EXERCISE INSTRUCTIONS: Copy the material that follows word for word and omit its pictures.

DATA PROVIDED:

- - -

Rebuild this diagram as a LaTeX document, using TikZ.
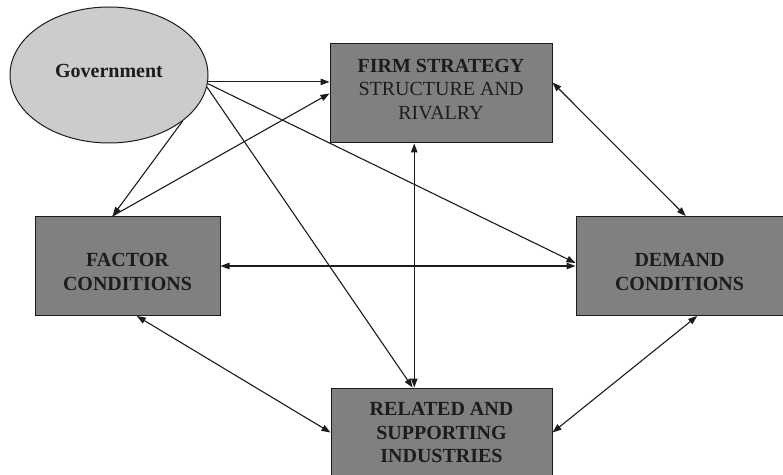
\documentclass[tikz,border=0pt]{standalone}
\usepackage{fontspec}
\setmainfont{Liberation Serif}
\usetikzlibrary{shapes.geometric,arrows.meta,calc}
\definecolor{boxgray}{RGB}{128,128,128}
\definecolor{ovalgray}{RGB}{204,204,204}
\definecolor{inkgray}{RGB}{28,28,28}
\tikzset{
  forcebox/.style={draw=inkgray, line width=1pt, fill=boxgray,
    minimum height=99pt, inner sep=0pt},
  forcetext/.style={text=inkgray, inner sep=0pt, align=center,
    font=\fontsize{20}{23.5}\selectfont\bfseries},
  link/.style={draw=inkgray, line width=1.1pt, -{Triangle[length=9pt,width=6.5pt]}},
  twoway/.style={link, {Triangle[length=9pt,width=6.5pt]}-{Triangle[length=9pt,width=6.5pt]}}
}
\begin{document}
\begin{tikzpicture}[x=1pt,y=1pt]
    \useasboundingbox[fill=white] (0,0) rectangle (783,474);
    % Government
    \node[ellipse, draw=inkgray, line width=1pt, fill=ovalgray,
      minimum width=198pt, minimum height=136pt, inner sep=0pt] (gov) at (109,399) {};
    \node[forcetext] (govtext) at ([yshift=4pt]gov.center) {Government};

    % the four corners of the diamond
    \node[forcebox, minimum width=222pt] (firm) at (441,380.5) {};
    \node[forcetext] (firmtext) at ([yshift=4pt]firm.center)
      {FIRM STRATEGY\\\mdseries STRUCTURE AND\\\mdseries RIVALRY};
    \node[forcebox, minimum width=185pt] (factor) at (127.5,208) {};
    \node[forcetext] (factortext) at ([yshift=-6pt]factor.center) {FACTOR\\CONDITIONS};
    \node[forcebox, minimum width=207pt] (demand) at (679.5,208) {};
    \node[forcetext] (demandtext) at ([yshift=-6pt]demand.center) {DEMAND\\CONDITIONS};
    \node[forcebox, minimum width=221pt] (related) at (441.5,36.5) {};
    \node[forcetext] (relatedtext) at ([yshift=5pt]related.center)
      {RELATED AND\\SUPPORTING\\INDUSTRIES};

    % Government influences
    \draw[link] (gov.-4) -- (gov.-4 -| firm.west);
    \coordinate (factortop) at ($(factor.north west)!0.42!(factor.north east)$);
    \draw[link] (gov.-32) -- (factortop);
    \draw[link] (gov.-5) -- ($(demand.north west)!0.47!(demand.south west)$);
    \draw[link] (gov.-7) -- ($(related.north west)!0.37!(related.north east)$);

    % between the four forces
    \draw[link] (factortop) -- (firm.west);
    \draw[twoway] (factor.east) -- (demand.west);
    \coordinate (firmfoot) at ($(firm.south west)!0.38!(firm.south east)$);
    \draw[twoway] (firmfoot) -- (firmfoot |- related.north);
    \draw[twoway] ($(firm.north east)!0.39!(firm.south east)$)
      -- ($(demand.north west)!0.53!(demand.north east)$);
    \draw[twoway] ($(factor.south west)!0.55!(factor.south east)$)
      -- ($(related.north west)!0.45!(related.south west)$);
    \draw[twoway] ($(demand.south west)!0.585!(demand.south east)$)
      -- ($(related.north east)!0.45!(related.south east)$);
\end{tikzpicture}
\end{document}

- - -

RESULT:
Rebuild this diagram as a LaTeX document, using TikZ.
\documentclass[tikz,border=0pt]{standalone}
\usepackage{fontspec}
\setmainfont{Liberation Serif}
\usetikzlibrary{shapes.geometric,arrows.meta,calc}
\definecolor{boxgray}{RGB}{128,128,128}
\definecolor{ovalgray}{RGB}{204,204,204}
\definecolor{inkgray}{RGB}{28,28,28}
\tikzset{
  forcebox/.style={draw=inkgray, line width=1pt, fill=boxgray,
    minimum height=99pt, inner sep=0pt},
  forcetext/.style={text=inkgray, inner sep=0pt, align=center,
    font=\fontsize{20}{23.5}\selectfont\bfseries},
  link/.style={draw=inkgray, line width=1.1pt, -{Triangle[length=9pt,width=6.5pt]}},
  twoway/.style={link, {Triangle[length=9pt,width=6.5pt]}-{Triangle[length=9pt,width=6.5pt]}}
}
\begin{document}
\begin{tikzpicture}[x=1pt,y=1pt]
    \useasboundingbox[fill=white] (0,0) rectangle (783,474);
    % Government
    \node[ellipse, draw=inkgray, line width=1pt, fill=ovalgray,
      minimum width=198pt, minimum height=136pt, inner sep=0pt] (gov) at (109,399) {};
    \node[forcetext] (govtext) at ([yshift=4pt]gov.center) {Government};

    % the four corners of the diamond
    \node[forcebox, minimum width=222pt] (firm) at (441,380.5) {};
    \node[forcetext] (firmtext) at ([yshift=4pt]firm.center)
      {FIRM STRATEGY\\\mdseries STRUCTURE AND\\\mdseries RIVALRY};
    \node[forcebox, minimum width=185pt] (factor) at (127.5,208) {};
    \node[forcetext] (factortext) at ([yshift=-6pt]factor.center) {FACTOR\\CONDITIONS};
    \node[forcebox, minimum width=207pt] (demand) at (679.5,208) {};
    \node[forcetext] (demandtext) at ([yshift=-6pt]demand.center) {DEMAND\\CONDITIONS};
    \node[forcebox, minimum width=221pt] (related) at (441.5,36.5) {};
    \node[forcetext] (relatedtext) at ([yshift=5pt]related.center)
      {RELATED AND\\SUPPORTING\\INDUSTRIES};

    % Government influences
    \draw[link] (gov.-4) -- (gov.-4 -| firm.west);
    \coordinate (factortop) at ($(factor.north west)!0.42!(factor.north east)$);
    \draw[link] (gov.-32) -- (factortop);
    \draw[link] (gov.-5) -- ($(demand.north west)!0.47!(demand.south west)$);
    \draw[link] (gov.-7) -- ($(related.north west)!0.37!(related.north east)$);

    % between the four forces
    \draw[link] (factortop) -- (firm.west);
    \draw[twoway] (factor.east) -- (demand.west);
    \coordinate (firmfoot) at ($(firm.south west)!0.38!(firm.south east)$);
    \draw[twoway] (firmfoot) -- (firmfoot |- related.north);
    \draw[twoway] ($(firm.north east)!0.39!(firm.south east)$)
      -- ($(demand.north west)!0.53!(demand.north east)$);
    \draw[twoway] ($(factor.south west)!0.55!(factor.south east)$)
      -- ($(related.north west)!0.45!(related.south west)$);
    \draw[twoway] ($(demand.south west)!0.585!(demand.south east)$)
      -- ($(related.north east)!0.45!(related.south east)$);
\end{tikzpicture}
\end{document}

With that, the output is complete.